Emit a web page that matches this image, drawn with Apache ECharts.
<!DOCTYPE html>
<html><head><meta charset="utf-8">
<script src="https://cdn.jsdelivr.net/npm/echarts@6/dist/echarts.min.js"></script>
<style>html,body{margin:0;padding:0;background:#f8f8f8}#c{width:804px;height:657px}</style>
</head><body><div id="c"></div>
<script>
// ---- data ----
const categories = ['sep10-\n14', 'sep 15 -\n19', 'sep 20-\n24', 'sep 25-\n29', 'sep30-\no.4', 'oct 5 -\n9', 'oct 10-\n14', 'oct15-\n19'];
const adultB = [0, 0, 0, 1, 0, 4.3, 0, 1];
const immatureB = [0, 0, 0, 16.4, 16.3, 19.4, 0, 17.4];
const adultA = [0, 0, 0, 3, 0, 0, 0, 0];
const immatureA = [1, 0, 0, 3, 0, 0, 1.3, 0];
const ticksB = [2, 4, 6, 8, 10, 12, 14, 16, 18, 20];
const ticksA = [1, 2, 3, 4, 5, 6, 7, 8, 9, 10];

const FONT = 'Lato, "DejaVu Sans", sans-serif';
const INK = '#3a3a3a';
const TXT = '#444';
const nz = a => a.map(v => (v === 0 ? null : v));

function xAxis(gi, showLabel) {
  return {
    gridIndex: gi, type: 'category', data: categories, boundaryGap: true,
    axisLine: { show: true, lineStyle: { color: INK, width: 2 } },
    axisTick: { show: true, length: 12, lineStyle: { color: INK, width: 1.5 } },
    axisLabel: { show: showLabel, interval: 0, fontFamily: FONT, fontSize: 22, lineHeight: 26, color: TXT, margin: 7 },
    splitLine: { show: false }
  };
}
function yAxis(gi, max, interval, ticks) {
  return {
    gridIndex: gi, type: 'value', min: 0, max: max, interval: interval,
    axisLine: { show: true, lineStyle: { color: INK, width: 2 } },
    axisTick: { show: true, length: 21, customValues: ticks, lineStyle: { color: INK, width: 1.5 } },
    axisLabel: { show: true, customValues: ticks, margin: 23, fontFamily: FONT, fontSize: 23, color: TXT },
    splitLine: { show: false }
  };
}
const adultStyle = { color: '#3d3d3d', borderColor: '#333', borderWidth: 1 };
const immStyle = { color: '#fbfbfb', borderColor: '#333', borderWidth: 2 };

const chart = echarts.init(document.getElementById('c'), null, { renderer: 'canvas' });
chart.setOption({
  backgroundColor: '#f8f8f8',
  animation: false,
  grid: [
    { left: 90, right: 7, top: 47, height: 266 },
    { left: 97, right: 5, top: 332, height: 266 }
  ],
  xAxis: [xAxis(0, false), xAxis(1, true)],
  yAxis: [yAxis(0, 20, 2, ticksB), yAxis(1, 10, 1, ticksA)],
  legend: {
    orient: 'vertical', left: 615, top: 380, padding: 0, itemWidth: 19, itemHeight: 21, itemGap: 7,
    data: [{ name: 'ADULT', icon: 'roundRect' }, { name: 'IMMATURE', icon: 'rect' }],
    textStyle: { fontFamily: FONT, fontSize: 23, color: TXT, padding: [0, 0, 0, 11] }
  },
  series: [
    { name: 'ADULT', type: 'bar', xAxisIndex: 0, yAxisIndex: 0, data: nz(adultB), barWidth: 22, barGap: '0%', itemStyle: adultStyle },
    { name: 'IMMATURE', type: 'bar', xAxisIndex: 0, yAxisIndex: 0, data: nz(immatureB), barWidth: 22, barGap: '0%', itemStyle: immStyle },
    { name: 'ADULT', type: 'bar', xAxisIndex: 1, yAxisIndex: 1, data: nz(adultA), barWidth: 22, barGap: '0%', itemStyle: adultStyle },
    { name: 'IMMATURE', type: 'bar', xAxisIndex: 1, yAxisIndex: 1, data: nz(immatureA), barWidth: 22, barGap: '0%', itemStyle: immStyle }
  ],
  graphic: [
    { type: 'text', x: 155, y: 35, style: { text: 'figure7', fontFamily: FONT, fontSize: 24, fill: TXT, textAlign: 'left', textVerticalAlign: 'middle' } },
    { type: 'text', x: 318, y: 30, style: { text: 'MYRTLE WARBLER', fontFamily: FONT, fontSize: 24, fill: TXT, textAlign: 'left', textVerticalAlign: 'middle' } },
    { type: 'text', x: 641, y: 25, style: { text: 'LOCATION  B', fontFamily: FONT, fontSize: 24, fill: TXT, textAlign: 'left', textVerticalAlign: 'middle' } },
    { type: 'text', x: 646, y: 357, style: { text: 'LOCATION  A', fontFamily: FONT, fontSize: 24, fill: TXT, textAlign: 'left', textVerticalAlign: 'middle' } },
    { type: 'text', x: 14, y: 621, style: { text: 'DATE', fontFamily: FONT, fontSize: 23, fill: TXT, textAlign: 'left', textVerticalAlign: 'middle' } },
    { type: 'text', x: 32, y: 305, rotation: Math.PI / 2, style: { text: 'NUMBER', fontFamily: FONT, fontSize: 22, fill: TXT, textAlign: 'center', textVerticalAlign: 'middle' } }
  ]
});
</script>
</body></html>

Problem description> Copy all the lines, exactly.

Exercise response>
Emit a web page that matches this image, drawn with Apache ECharts.
<!DOCTYPE html>
<html><head><meta charset="utf-8">
<script src="https://cdn.jsdelivr.net/npm/echarts@6/dist/echarts.min.js"></script>
<style>html,body{margin:0;padding:0;background:#f8f8f8}#c{width:804px;height:657px}</style>
</head><body><div id="c"></div>
<script>
// ---- data ----
const categories = ['sep10-\n14', 'sep 15 -\n19', 'sep 20-\n24', 'sep 25-\n29', 'sep30-\no.4', 'oct 5 -\n9', 'oct 10-\n14', 'oct15-\n19'];
const adultB = [0, 0, 0, 1, 0, 4.3, 0, 1];
const immatureB = [0, 0, 0, 16.4, 16.3, 19.4, 0, 17.4];
const adultA = [0, 0, 0, 3, 0, 0, 0, 0];
const immatureA = [1, 0, 0, 3, 0, 0, 1.3, 0];
const ticksB = [2, 4, 6, 8, 10, 12, 14, 16, 18, 20];
const ticksA = [1, 2, 3, 4, 5, 6, 7, 8, 9, 10];

const FONT = 'Lato, "DejaVu Sans", sans-serif';
const INK = '#3a3a3a';
const TXT = '#444';
const nz = a => a.map(v => (v === 0 ? null : v));

function xAxis(gi, showLabel) {
  return {
    gridIndex: gi, type: 'category', data: categories, boundaryGap: true,
    axisLine: { show: true, lineStyle: { color: INK, width: 2 } },
    axisTick: { show: true, length: 12, lineStyle: { color: INK, width: 1.5 } },
    axisLabel: { show: showLabel, interval: 0, fontFamily: FONT, fontSize: 22, lineHeight: 26, color: TXT, margin: 7 },
    splitLine: { show: false }
  };
}
function yAxis(gi, max, interval, ticks) {
  return {
    gridIndex: gi, type: 'value', min: 0, max: max, interval: interval,
    axisLine: { show: true, lineStyle: { color: INK, width: 2 } },
    axisTick: { show: true, length: 21, customValues: ticks, lineStyle: { color: INK, width: 1.5 } },
    axisLabel: { show: true, customValues: ticks, margin: 23, fontFamily: FONT, fontSize: 23, color: TXT },
    splitLine: { show: false }
  };
}
const adultStyle = { color: '#3d3d3d', borderColor: '#333', borderWidth: 1 };
const immStyle = { color: '#fbfbfb', borderColor: '#333', borderWidth: 2 };

const chart = echarts.init(document.getElementById('c'), null, { renderer: 'canvas' });
chart.setOption({
  backgroundColor: '#f8f8f8',
  animation: false,
  grid: [
    { left: 90, right: 7, top: 47, height: 266 },
    { left: 97, right: 5, top: 332, height: 266 }
  ],
  xAxis: [xAxis(0, false), xAxis(1, true)],
  yAxis: [yAxis(0, 20, 2, ticksB), yAxis(1, 10, 1, ticksA)],
  legend: {
    orient: 'vertical', left: 615, top: 380, padding: 0, itemWidth: 19, itemHeight: 21, itemGap: 7,
    data: [{ name: 'ADULT', icon: 'roundRect' }, { name: 'IMMATURE', icon: 'rect' }],
    textStyle: { fontFamily: FONT, fontSize: 23, color: TXT, padding: [0, 0, 0, 11] }
  },
  series: [
    { name: 'ADULT', type: 'bar', xAxisIndex: 0, yAxisIndex: 0, data: nz(adultB), barWidth: 22, barGap: '0%', itemStyle: adultStyle },
    { name: 'IMMATURE', type: 'bar', xAxisIndex: 0, yAxisIndex: 0, data: nz(immatureB), barWidth: 22, barGap: '0%', itemStyle: immStyle },
    { name: 'ADULT', type: 'bar', xAxisIndex: 1, yAxisIndex: 1, data: nz(adultA), barWidth: 22, barGap: '0%', itemStyle: adultStyle },
    { name: 'IMMATURE', type: 'bar', xAxisIndex: 1, yAxisIndex: 1, data: nz(immatureA), barWidth: 22, barGap: '0%', itemStyle: immStyle }
  ],
  graphic: [
    { type: 'text', x: 155, y: 35, style: { text: 'figure7', fontFamily: FONT, fontSize: 24, fill: TXT, textAlign: 'left', textVerticalAlign: 'middle' } },
    { type: 'text', x: 318, y: 30, style: { text: 'MYRTLE WARBLER', fontFamily: FONT, fontSize: 24, fill: TXT, textAlign: 'left', textVerticalAlign: 'middle' } },
    { type: 'text', x: 641, y: 25, style: { text: 'LOCATION  B', fontFamily: FONT, fontSize: 24, fill: TXT, textAlign: 'left', textVerticalAlign: 'middle' } },
    { type: 'text', x: 646, y: 357, style: { text: 'LOCATION  A', fontFamily: FONT, fontSize: 24, fill: TXT, textAlign: 'left', textVerticalAlign: 'middle' } },
    { type: 'text', x: 14, y: 621, style: { text: 'DATE', fontFamily: FONT, fontSize: 23, fill: TXT, textAlign: 'left', textVerticalAlign: 'middle' } },
    { type: 'text', x: 32, y: 305, rotation: Math.PI / 2, style: { text: 'NUMBER', fontFamily: FONT, fontSize: 22, fill: TXT, textAlign: 'center', textVerticalAlign: 'middle' } }
  ]
});
</script>
</body></html>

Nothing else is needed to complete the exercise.